◆ Given instruction ◆
Only the lines from the start of the data below through the line that contains "from matplotlib.patches import Patch" are to be copied, exactly and without pictures.

◆ Given information ◆
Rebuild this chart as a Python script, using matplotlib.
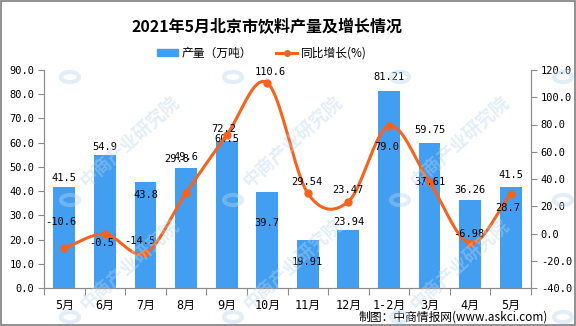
import numpy as np
import matplotlib
matplotlib.use("Agg")
import matplotlib.pyplot as plt
from matplotlib.patches import Rectangle, Circle
from matplotlib.lines import Line2D
from matplotlib.patches import Patch

plt.rcParams['font.family'] = ['DejaVu Sans Mono', 'Noto Sans CJK SC']

months = ['5月', '6月', '7月', '8月', '9月', '10月', '11月', '12月', '1-2月', '3月', '4月', '5月']
output = [41.5, 54.9, 43.8, 49.6, 60.5, 39.7, 19.91, 23.94, 81.21, 59.75, 36.26, 41.5]
output_labels = ['41.5', '54.9', '43.8', '49.6', '60.5', '39.7', '19.91', '23.94', '81.21', '59.75', '36.26', '41.5']
growth = [-10.6, -0.5, -14.5, 29.8, 72.2, 110.6, 29.54, 23.47, 79.0, 37.61, -6.98, 28.7]
growth_labels = ['-10.6', '-0.5', '-14.5', '29.8', '72.2', '110.6', '29.54', '23.47', '79.0', '37.61', '-6.98', '28.7']

# label offsets in pixels (style only)
bar_dy = [9, 8, -13, 11, 2, -31, -22, 8, 14, 13, 10, 12]
line_dx = [-3, -3, -6, -9, -3, 3, -1, 0, -2, 0, -1, -3]
line_dy = [26, -9, 12, 34, 6, 11, 11, 12, -21, 0, 9, -14]

BAR = '#419ef0'
LINE = '#f5631f'
GREY = '#8c8c8c'


def catmull_rom(x, y, n=24):
    x = np.asarray(x, float)
    y = np.asarray(y, float)
    px = np.concatenate([[2 * x[0] - x[1]], x, [2 * x[-1] - x[-2]]])
    py = np.concatenate([[2 * y[0] - y[1]], y, [2 * y[-1] - y[-2]]])
    xs, ys = [], []
    t = np.linspace(0, 1, n)
    for i in range(1, len(px) - 2):
        for p, out in ((px, xs), (py, ys)):
            p0, p1, p2, p3 = p[i - 1], p[i], p[i + 1], p[i + 2]
            out.extend(0.5 * ((2 * p1) + (-p0 + p2) * t
                              + (2 * p0 - 5 * p1 + 4 * p2 - p3) * t ** 2
                              + (-p0 + 3 * p1 - 3 * p2 + p3) * t ** 3))
    return np.array(xs), np.array(ys)


fig = plt.figure(figsize=(5.76, 3.26), dpi=100)
ax = fig.add_axes([44 / 576, 1 - 288 / 326, 487 / 576, 218 / 326])
ax2 = ax.twinx()

x = np.arange(len(months))
bars = ax.bar(x, output, width=0.54, color=BAR, zorder=2)
ax.set_xlim(-0.5, len(months) - 0.5)
ax.set_ylim(0, 90)
ax.set_yticks(np.arange(0, 91, 10))
ax.set_yticklabels([f'{v:.1f}' for v in np.arange(0, 91, 10)], fontsize=7.5)
ax.set_xticks(np.arange(-0.5, len(months), 1))
ax.set_xticklabels([])
ax.set_xticks(x, minor=True)
ax.set_xticklabels(months, minor=True, fontsize=8.5, family=['DejaVu Sans Mono', 'Noto Sans CJK SC'])
ax.tick_params(axis='x', which='major', length=5, color=GREY)
ax.tick_params(axis='x', which='minor', length=0, pad=8)
ax.tick_params(axis='y', length=4, color=GREY, pad=3)

ax2.set_ylim(-40, 120)
ax2.set_yticks(np.arange(-40, 121, 20))
ax2.set_yticklabels([f'{v:.1f}' for v in np.arange(-40, 121, 20)], fontsize=7.5)
ax2.tick_params(axis='y', length=4, color=GREY, pad=3)

for a in (ax, ax2):
    a.spines['top'].set_visible(False)
    for s in ('left', 'right', 'bottom'):
        a.spines[s].set_color(GREY)

sx, sy = catmull_rom(x, growth)
ax2.plot(sx, sy, color=LINE, lw=2.2, zorder=3)
ax2.plot(x, growth, 'o', color=LINE, ms=5, zorder=4)

for i, (b, lab) in enumerate(zip(bars, output_labels)):
    ax.annotate(lab, (b.get_x() + b.get_width() / 2, b.get_height()),
                xytext=(0, bar_dy[i]), textcoords='offset pixels',
                ha='center', va='center', fontsize=7.5, zorder=5)
for i, lab in enumerate(growth_labels):
    ax2.annotate(lab, (x[i], growth[i]), xytext=(line_dx[i], line_dy[i]),
                 textcoords='offset pixels', ha='center', va='center',
                 fontsize=7.5, zorder=6)

fig.text(267 / 576, 1 - 27 / 326, '2021年5月北京市饮料产量及增长情况',
         ha='center', va='center', fontsize=11.5, fontweight='bold',
         family=['Noto Sans CJK SC'])

handles = [Patch(color=BAR), Line2D([], [], color=LINE, lw=2.2, marker='o', ms=4)]
fig.legend(handles, ['产量（万吨）', '同比增长(%)'], loc='center', ncol=2,
           bbox_to_anchor=(262 / 576, 1 - 53 / 326), frameon=False,
           prop={'family': ['Noto Sans CJK SC'], 'size': 8.5},
           handlelength=1.8, handleheight=0.6, columnspacing=2.0, handletextpad=0.3)

fig.text(548 / 576, 1 - 317 / 326, '制图：中商情报网(www.askci.com)',
         ha='right', va='center', fontsize=8.5, family=['Noto Sans CJK SC'])

# watermark
for lx in (70, 233, 400, 563):
    for ly in (-45, 77, 200, 317):
        if ly in (77, 200) and lx < 500:
            fig.text((lx + 60) / 576, 1 - (ly + 65) / 326, '中商产业研究院',
                     ha='center', va='center', rotation=42, fontsize=13,
                     color='#b9d4ec', alpha=0.4, family=['Noto Sans CJK SC'],
                     fontweight='bold', zorder=10)
        fig.patches.append(Circle((lx / 576, 1 - ly / 326), 9 / 576,
                                  transform=fig.transFigure, fc='none',
                                  ec='#b9d4ec', lw=3, alpha=0.4, zorder=10))

fig.patches.append(Rectangle((0.001, 0.002), 0.997, 0.995, transform=fig.transFigure,
                             fill=False, ec='#7f7f7f', lw=1.2))

fig.savefig('out.png', dpi=100)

◆ The result ◆
Rebuild this chart as a Python script, using matplotlib.
import numpy as np
import matplotlib
matplotlib.use("Agg")
import matplotlib.pyplot as plt
from matplotlib.patches import Rectangle, Circle
from matplotlib.lines import Line2D
from matplotlib.patches import Patch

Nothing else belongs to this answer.